I was good, and I was patient, but here it is, LUNCHTIME on Wednesday, and there is still no update!!! MM!! COme on!! We all love Blaze, and want to know he is okay!! We are dyin' here man!!
As an aside, if you go to the "Dolls And Bears" section of ebay, you can find a nice assortment of foxes.

Also, seriously, would you please update. I am certain that all this holding my breath business is no good for my health.
I will be quite unhappy of Blaze isn't sitting on your could at your home this VERY MINUTE.

First thought that pops to mind: has a little black car been lurking around your neighbourhood lately? Did your neighbours dog ever turn up again?

Second thought: How's the unstable neighbour doing lately? I doubt that she's capable of actually medling with your dog but.....

I love that your readers are so kind and helpful offering foxes or places to find new ones! What a great bunch of people.

Let's just hope Blaze is just out for a bit of a walk about! Though if he has, shame on him abandoning his post when you are away!
Add me to the "no smart-ass comments" group. I care about the wonderful Blaze as much as I have cared about any animal in literature. My prayers also, if they are not belated.
Someone TOOK Blaze?? Gone? WTF? Please let this have a happy ending!!

Glad you made it back okay.
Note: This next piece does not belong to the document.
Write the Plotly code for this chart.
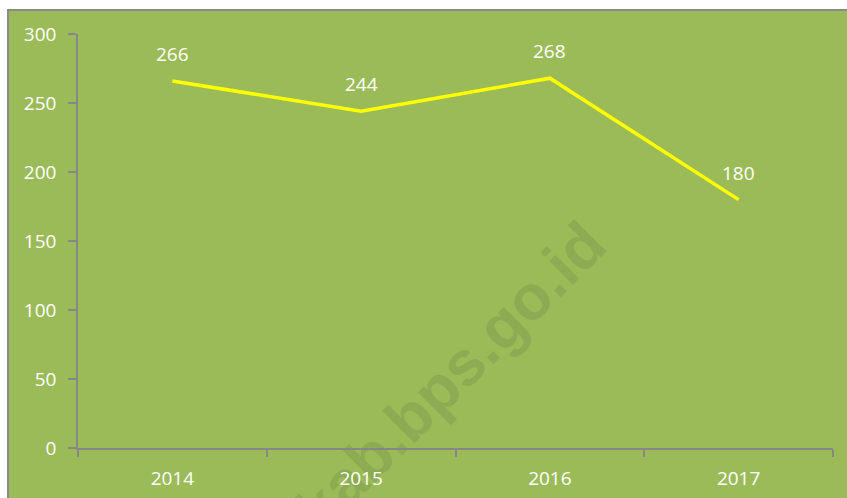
import plotly.graph_objects as go

years = ["2014", "2015", "2016", "2017"]
values = [266, 244, 268, 180]
y_ticks = [0, 50, 100, 150, 200, 250, 300]

W, H = 847, 498
L, R, T, B = 78, 14, 34, 50
pw, ph = W - L - R, H - T - B

def px(x):
    return (x - L) / pw

def py(y):
    return (H - B - y) / ph

green = "#9BBB59"
axis_gray = "#878787"
font_family = "Open Sans, Noto Sans, sans-serif"

fig = go.Figure()
fig.add_trace(go.Scatter(
    x=years, y=values, mode="lines",
    line=dict(color="#FFFF00", width=3.5),
    hoverinfo="skip", showlegend=False,
))

annotations = []
for i, v in enumerate(values):
    annotations.append(dict(
        x=i, y=v, xref="x", yref="y", text=str(v), showarrow=False, yshift=27,
        xanchor="center", yanchor="middle",
        font=dict(family=font_family, size=19, color="white"),
    ))

wx, wy = 446, 372
fig.update_layout(
    width=W, height=H,
    margin=dict(l=L, r=R, t=T, b=B, pad=0, autoexpand=False),
    paper_bgcolor="white",
    plot_bgcolor="rgba(0,0,0,0)",
    annotations=annotations,
    shapes=[
        dict(
            type="rect", xref="paper", yref="paper", layer="below",
            x0=px(8), x1=px(852), y0=py(10), y1=py(505),
            fillcolor=green, line=dict(color="#8A8A8A", width=2),
        ),
        dict(
            type="rect", xref="paper", yref="paper", layer="below",
            x0=px(wx - 2), x1=px(wx + 2), y0=py(wy + 2), y1=py(wy - 2),
            fillcolor="rgba(0,0,0,0)", line=dict(width=0, color="rgba(0,0,0,0)"),
            label=dict(
                text="kab.bps.go.id", textangle=-45, textposition="middle center",
                xanchor="center", yanchor="middle",
                font=dict(family="Liberation Sans, Arial, sans-serif", size=63,
                          color="#8DAB52", weight="bold"),
            ),
        ),
    ],
    xaxis=dict(
        type="category", range=[-0.5, 3.5], automargin=False,
        showgrid=False, zeroline=False,
        showline=True, linecolor=axis_gray, linewidth=1.5,
        ticks="outside", tickson="boundaries", ticklen=7, tickcolor=axis_gray, tickwidth=1.5,
        tickfont=dict(family=font_family, size=19, color="white"),
        ticklabelstandoff=12,
    ),
    yaxis=dict(
        range=[0, 300], tickvals=y_ticks, automargin=False,
        showgrid=False, zeroline=False,
        showline=True, linecolor=axis_gray, linewidth=1.5,
        ticks="outside", ticklen=8, tickcolor=axis_gray, tickwidth=1.5,
        tickfont=dict(family=font_family, size=19, color="white"),
        ticklabelstandoff=8,
    ),
)

fig.write_html("out.html", config={"displayModeBar": False},
               post_script="document.body.style.margin='0';")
Once I'm assured that Blaze is okay, I'll hope that you used the time to go find another Jenny.

My productivity at work is going to keep declining 'till there's an update.
Ok - since I've been infected with your Jr. detective, I'd start with the last place you saw Jenny: The full security screening.

As for Blaze; my first thought was the manic depressive-poop-on-the-stoop-leaving-neighbor.

I'm not too worried though. Blaze is a master-escape-artist-Superhero. He's going to come charging into the yard, cape flapping in the wind, dragging the bad guy behind him.

very nice post... enjoyed it very much.